Leonard Cohen’s Broken Hallelujah
ToggleEvery day, the media in this country carry reports about declining Mass attendance, the falling number of priests and vocations, and the failure of the Church to respond adequately to past scandals of sexual and physical abuse. The Church’s exclusion of women from the priesthood, together with its rejection of gay marriage and abortion, have become unintelligible to many. Seminary after seminary has closed; even the future of the once revered St Patrick’s College in Maynooth no longer appears certain.
So, have the Irish lost all religion? Has Enlightenment finally done its job of doing away with the superstitions of the past, so that we can at last found a new, progressive society on the basis of objective facts and scientific truth?
Philipp Rosemann, Professor of Philosophy at Maynooth University, will not be drawn on these questions. Instead, he reflects on a curious phenomenon: the immense popularity in this country of an artist whose songs sound like prayers, whose voice seems to belong to an Old Testament prophet, and whose preferred topics include failure and guilt - Leonard Cohen.
According to Rosemann: "Cohen’s writing and singing came from the depths of a troubled soul. His art reflects his life-long struggle to find meaning, love, and peace. His work brilliantly encompasses the highest and the lowest desires of the soul, often in the same song."
Religious people have always loved the famous ‘Hallelujah’ with its beautiful praise of the Lord: ‘Now I’ve heard there was a secret chord | That David played, and it pleased the Lord’. The very next stanza, as Rosemann points out, "evokes quite a different scene, that of a woman tying the subject of the song to a kitchen chair! In another version of the song, a stanza reads: ‘There was a time you let me know | What’s really going on below, | Ah but now you never show it to me, do you?’ These lines could be addressed to God, and perhaps they are, but they also carry an indelicate double entente if the addressee is a woman."
The best-known example of the way in which Cohen weaves together the themes of human and divine love is ‘Suzanne’.
"In the first part of the poem, we find the author fascinated by an exotic and ‘half crazy’ woman who serves ‘tea and oranges that have come all the way from China’ (China must have had quite different connotations in the sixties, long before it became an industrialized mega-power!). He tries to love her but can’t—which was always a large problem in Cohen’s relationships, and the reason why they ended in failure. Suzanne takes the burden of having to produce love from her man’s shoulders, letting a river announce ‘That you’ve always been her lover’. Then suddenly the poem turns to Jesus, who seems to be just like Suzanne: strange, half crazy, willing to carry the burdens of humanity."
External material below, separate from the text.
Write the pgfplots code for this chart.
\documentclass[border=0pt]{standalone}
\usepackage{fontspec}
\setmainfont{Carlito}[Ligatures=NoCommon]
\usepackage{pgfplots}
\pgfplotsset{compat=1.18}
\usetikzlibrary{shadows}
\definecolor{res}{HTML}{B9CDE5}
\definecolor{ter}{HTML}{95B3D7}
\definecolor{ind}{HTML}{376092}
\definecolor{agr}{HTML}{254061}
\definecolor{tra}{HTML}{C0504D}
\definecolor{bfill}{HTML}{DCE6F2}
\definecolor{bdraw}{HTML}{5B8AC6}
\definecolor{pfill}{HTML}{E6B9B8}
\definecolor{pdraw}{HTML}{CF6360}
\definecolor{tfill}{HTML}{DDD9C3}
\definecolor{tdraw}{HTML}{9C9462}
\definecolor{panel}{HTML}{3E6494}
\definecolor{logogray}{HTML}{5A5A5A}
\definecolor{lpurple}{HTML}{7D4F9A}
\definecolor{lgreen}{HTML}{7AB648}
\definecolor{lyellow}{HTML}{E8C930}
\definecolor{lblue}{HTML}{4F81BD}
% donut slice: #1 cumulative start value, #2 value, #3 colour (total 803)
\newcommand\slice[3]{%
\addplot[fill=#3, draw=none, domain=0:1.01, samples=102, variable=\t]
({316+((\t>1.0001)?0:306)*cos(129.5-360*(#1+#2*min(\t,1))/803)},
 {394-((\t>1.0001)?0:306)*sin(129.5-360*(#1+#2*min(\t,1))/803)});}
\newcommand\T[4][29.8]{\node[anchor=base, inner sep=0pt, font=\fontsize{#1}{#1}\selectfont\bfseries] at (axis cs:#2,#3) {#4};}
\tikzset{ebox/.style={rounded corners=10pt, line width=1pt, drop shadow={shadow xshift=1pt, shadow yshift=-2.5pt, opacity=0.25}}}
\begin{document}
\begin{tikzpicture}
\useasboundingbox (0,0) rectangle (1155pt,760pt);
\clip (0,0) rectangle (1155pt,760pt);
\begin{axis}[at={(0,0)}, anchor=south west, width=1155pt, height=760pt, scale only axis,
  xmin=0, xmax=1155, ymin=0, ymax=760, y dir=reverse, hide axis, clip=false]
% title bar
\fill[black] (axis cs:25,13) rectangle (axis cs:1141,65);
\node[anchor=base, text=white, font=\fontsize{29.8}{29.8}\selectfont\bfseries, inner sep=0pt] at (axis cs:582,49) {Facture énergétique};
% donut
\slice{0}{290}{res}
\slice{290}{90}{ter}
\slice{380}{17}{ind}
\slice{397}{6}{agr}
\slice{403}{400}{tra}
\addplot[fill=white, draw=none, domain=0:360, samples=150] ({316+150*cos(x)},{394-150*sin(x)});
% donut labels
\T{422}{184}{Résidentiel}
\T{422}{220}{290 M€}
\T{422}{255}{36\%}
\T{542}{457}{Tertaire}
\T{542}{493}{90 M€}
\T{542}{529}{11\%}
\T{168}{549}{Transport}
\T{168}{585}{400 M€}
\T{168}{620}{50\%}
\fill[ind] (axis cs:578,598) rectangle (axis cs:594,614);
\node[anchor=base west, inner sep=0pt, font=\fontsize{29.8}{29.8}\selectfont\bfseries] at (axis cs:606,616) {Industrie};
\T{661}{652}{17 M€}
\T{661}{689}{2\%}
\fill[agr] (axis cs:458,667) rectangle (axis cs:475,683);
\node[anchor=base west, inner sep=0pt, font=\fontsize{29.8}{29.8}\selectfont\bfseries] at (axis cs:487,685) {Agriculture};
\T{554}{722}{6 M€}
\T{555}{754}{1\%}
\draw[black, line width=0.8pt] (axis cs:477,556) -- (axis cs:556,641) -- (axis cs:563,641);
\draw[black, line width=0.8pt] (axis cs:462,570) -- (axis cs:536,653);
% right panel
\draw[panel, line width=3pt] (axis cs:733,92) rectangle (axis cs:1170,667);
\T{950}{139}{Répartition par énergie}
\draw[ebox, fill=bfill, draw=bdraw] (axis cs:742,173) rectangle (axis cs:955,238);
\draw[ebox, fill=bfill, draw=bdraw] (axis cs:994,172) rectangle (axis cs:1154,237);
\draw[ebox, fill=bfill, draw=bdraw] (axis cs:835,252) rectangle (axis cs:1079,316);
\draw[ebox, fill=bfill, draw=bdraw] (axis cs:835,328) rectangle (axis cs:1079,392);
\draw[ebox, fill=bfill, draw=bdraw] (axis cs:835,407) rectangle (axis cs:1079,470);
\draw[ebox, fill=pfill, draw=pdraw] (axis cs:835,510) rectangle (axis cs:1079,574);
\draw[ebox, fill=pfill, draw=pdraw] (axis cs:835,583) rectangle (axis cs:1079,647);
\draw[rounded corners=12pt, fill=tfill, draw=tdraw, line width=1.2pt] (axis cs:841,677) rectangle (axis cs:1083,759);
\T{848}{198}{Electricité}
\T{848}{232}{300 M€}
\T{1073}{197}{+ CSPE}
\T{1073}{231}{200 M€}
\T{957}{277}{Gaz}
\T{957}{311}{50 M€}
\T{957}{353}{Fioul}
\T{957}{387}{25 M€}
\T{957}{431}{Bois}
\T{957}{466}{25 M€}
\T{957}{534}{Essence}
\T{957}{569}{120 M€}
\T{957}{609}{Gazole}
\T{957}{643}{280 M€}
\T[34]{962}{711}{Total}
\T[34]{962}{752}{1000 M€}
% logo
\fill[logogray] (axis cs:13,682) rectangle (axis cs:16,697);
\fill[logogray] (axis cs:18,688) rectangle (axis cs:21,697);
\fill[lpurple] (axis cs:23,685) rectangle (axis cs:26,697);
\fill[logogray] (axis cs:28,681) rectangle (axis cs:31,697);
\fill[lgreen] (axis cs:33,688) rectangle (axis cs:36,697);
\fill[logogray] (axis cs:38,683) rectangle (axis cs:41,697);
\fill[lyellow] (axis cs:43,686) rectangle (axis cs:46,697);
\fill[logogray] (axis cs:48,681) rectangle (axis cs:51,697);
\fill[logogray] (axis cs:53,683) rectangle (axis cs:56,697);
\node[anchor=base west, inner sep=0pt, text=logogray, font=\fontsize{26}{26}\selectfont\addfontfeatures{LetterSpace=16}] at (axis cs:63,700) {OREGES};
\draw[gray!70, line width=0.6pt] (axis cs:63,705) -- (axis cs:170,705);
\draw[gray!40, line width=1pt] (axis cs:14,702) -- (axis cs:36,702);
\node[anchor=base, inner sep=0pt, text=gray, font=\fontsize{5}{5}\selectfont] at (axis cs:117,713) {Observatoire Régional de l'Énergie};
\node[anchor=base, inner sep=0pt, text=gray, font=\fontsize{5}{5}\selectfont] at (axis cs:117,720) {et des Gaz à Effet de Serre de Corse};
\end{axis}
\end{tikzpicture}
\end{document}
Despite the strong and persistent religious dimension of his work, Cohen never quite managed to become a believer. In his very last CD, the ironically titled You Want It Darker, the poet regretfully declares: ‘I’ve seen you change the water into wine | I’ve seen you change it back to water too | I sit at your table every night | I try but I just don’t get high with you’. Cohen remained a seeker: a devout Jew who introduced his children to the faith of his fathers, a follower of Jesus, a monk in a Buddhist community in California, a disciple of a Hindu sage, a doubter, a hapless lover, a wonderful father, a sex maniac, an alcoholic … a human being.
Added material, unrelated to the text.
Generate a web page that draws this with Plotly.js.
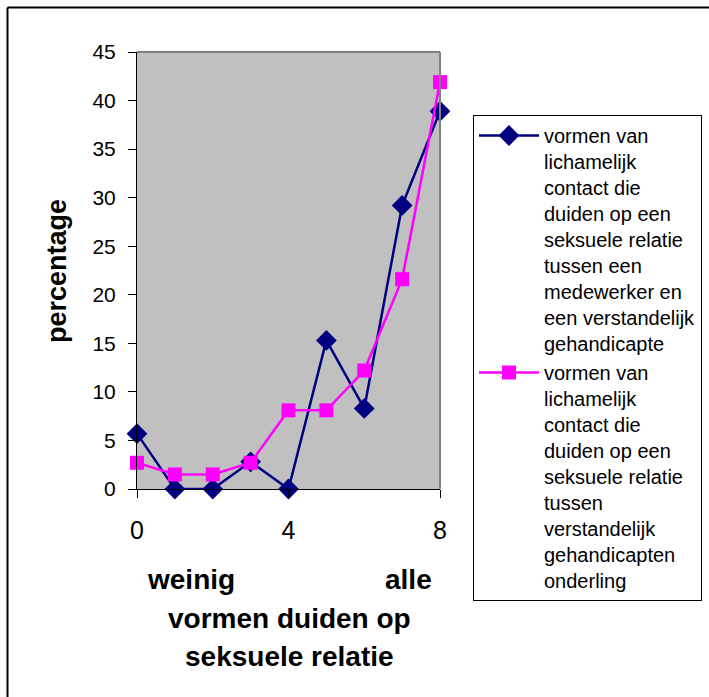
<!DOCTYPE html>
<html>
<head>
<meta charset="utf-8">
<script src="https://cdn.plot.ly/plotly-3.0.1.min.js"></script>
<style>
html,body{margin:0;padding:0;background:#fff;}
#chart{width:709px;height:697px;}
</style>
</head>
<body>
<div id="chart"></div>
<script>
// ---- data ----
var xValues = [0, 1, 2, 3, 4, 5, 6, 7, 8];
var seriesMedewerker = [5.7, 0, 0, 2.8, 0, 15.3, 8.3, 29.2, 38.9];
var seriesOnderling = [2.7, 1.5, 1.5, 2.7, 8.1, 8.1, 12.2, 21.6, 41.9];
var nameMedewerker = "vormen van<br>lichamelijk<br>contact die<br>duiden op een<br>seksuele relatie<br>tussen een<br>medewerker en<br>een verstandelijk<br>gehandicapte";
var nameOnderling = "vormen van<br>lichamelijk<br>contact die<br>duiden op een<br>seksuele relatie<br>tussen<br>verstandelijk<br>gehandicapten<br>onderling";
var xTickVals = [0, 4, 8];
var xTickText = ["0", "4", "8"];
var yTitle = "percentage";
var xLabelLow = "weinig";
var xLabelHigh = "alle";
var xTitleLine1 = "vormen duiden op";
var xTitleLine2 = "seksuele relatie";

// ---- geometry helpers (pixel -> paper) ----
var W = 709, Hh = 697;
var mL = 137, mR = 269, mT = 52, mB = 208;
var pw = W - mL - mR, ph = Hh - mT - mB;
function px(x){ return (x - mL) / pw; }
function py(y){ return (Hh - mB - y) / ph; }

var FONT = "Liberation Sans, Arial, sans-serif";

var traces = [
  {
    x: xValues, y: seriesMedewerker, name: nameMedewerker,
    type: "scatter", mode: "lines+markers", cliponaxis: false,
    line: {color: "#000080", width: 2.5},
    marker: {symbol: "diamond", size: 16, color: "#000080"}
  },
  {
    x: xValues, y: seriesOnderling, name: nameOnderling,
    type: "scatter", mode: "lines+markers", cliponaxis: false,
    line: {color: "#FF00FF", width: 2.5},
    marker: {symbol: "square", size: 14, color: "#FF00FF"}
  }
];

var layout = {
  width: W, height: Hh,
  margin: {l: mL, r: mR, t: mT, b: mB, pad: 0, autoexpand: false},
  paper_bgcolor: "#FFFFFF",
  plot_bgcolor: "#C0C0C0",
  font: {family: FONT, color: "#000000"},
  showlegend: true,
  legend: {
    x: px(473), y: py(115), xanchor: "left", yanchor: "top",
    bgcolor: "#FFFFFF", bordercolor: "#000000", borderwidth: 1,
    font: {family: FONT, size: 20, color: "#000000"},
    valign: "top", tracegroupgap: 0, traceorder: "normal",
    itemwidth: 60, maxheight: 697
  },
  xaxis: {
    range: [0, 8], tickvals: xTickVals, ticktext: xTickText,
    ticks: "outside", ticklen: 8, tickcolor: "#000000", tickwidth: 1,
    showline: true, linecolor: "#000000", linewidth: 1,
    showgrid: false, zeroline: false,
    tickfont: {family: FONT, size: 25, color: "#000000"},
    ticklabelstandoff: 11,
    mirror: false, fixedrange: true
  },
  yaxis: {
    range: [0, 45], dtick: 5, tick0: 0,
    ticks: "outside", ticklen: 8, tickcolor: "#000000", tickwidth: 1,
    showline: true, linecolor: "#000000", linewidth: 1,
    showgrid: false, zeroline: false,
    tickfont: {family: FONT, size: 21, color: "#000000"},
    ticklabelstandoff: 8,
    fixedrange: true
  },
  shapes: [
    {type: "line", xref: "paper", yref: "paper", x0: 0, x1: 1, y0: 1, y1: 1, line: {color: "#808080", width: 2}},
    {type: "line", xref: "paper", yref: "paper", x0: 1, x1: 1, y0: 0, y1: 1, line: {color: "#808080", width: 2}},
    {type: "line", xref: "paper", yref: "paper", x0: px(7.5), x1: px(720), y0: py(7.5), y1: py(7.5), line: {color: "#000000", width: 2}},
    {type: "line", xref: "paper", yref: "paper", x0: px(7.5), x1: px(7.5), y0: py(7.5), y1: py(720), line: {color: "#000000", width: 2}}
  ],
  annotations: [
    {text: yTitle, xref: "paper", yref: "paper", x: px(57), y: py(271), xanchor: "center", yanchor: "middle",
     textangle: -90, showarrow: false, font: {family: FONT, size: 27, color: "#000000", weight: "bold"}},
    {text: xLabelLow, xref: "paper", yref: "paper", x: px(191), y: py(579), xanchor: "center", yanchor: "middle",
     showarrow: false, font: {family: FONT, size: 28, color: "#000000", weight: "bold"}},
    {text: xLabelHigh, xref: "paper", yref: "paper", x: px(408), y: py(579), xanchor: "center", yanchor: "middle",
     showarrow: false, font: {family: FONT, size: 28, color: "#000000", weight: "bold"}},
    {text: xTitleLine1, xref: "paper", yref: "paper", x: px(289), y: py(618), xanchor: "center", yanchor: "middle",
     showarrow: false, font: {family: FONT, size: 28, color: "#000000", weight: "bold"}},
    {text: xTitleLine2, xref: "paper", yref: "paper", x: px(289), y: py(656), xanchor: "center", yanchor: "middle",
     showarrow: false, font: {family: FONT, size: 28, color: "#000000", weight: "bold"}}
  ]
};

Plotly.newPlot("chart", traces, layout, {staticPlot: true, displayModeBar: false});
</script>
</body>
</html>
Rosemann suggests ,"that it is precisely this combination of contradictory attributes that makes Cohen attractive to us in the contemporary world. He was one of us, a human being who had lost the certainty that previous generations were able to enjoy. Cohen’s art does not gloss over the difficulties of contemporary life, but throws them into sharp relief—mercilessly, but also beautifully. He acknowledges the reality of suffering in a world that we increasingly expect to bend to our will. He encourages us not to give up on the quest for what really matters, even if we don’t know where the road may lead us.
"Will the Church have a role in this quest? This depends, it seems to me, not on how well the Church adapts to prevailing opinions. Leonard Cohen does not appear to have lost a lot of fans despite his unpopular opposition to abortion, coupled with an apocalyptic vision of the future of Western civilization: ‘Give me back the Berlin wall | Give me Stalin and St Paul | Give me Christ or give me Hiroshima | Destroy another fetus now | We don’t like children anyhow | I’ve seen the future, baby | it is murder’. What matters is to speak with a humble, truthful voice about the brokenness of human life and our hope for a world of peace and love."
This event was part of Maynooth Week 2018. In June 2017 Maynooth University celebrated the 20th anniversary of its founding as an independent university. Maynooth Week 2018 was part of a year-long series of programmes and activities marking this milestone.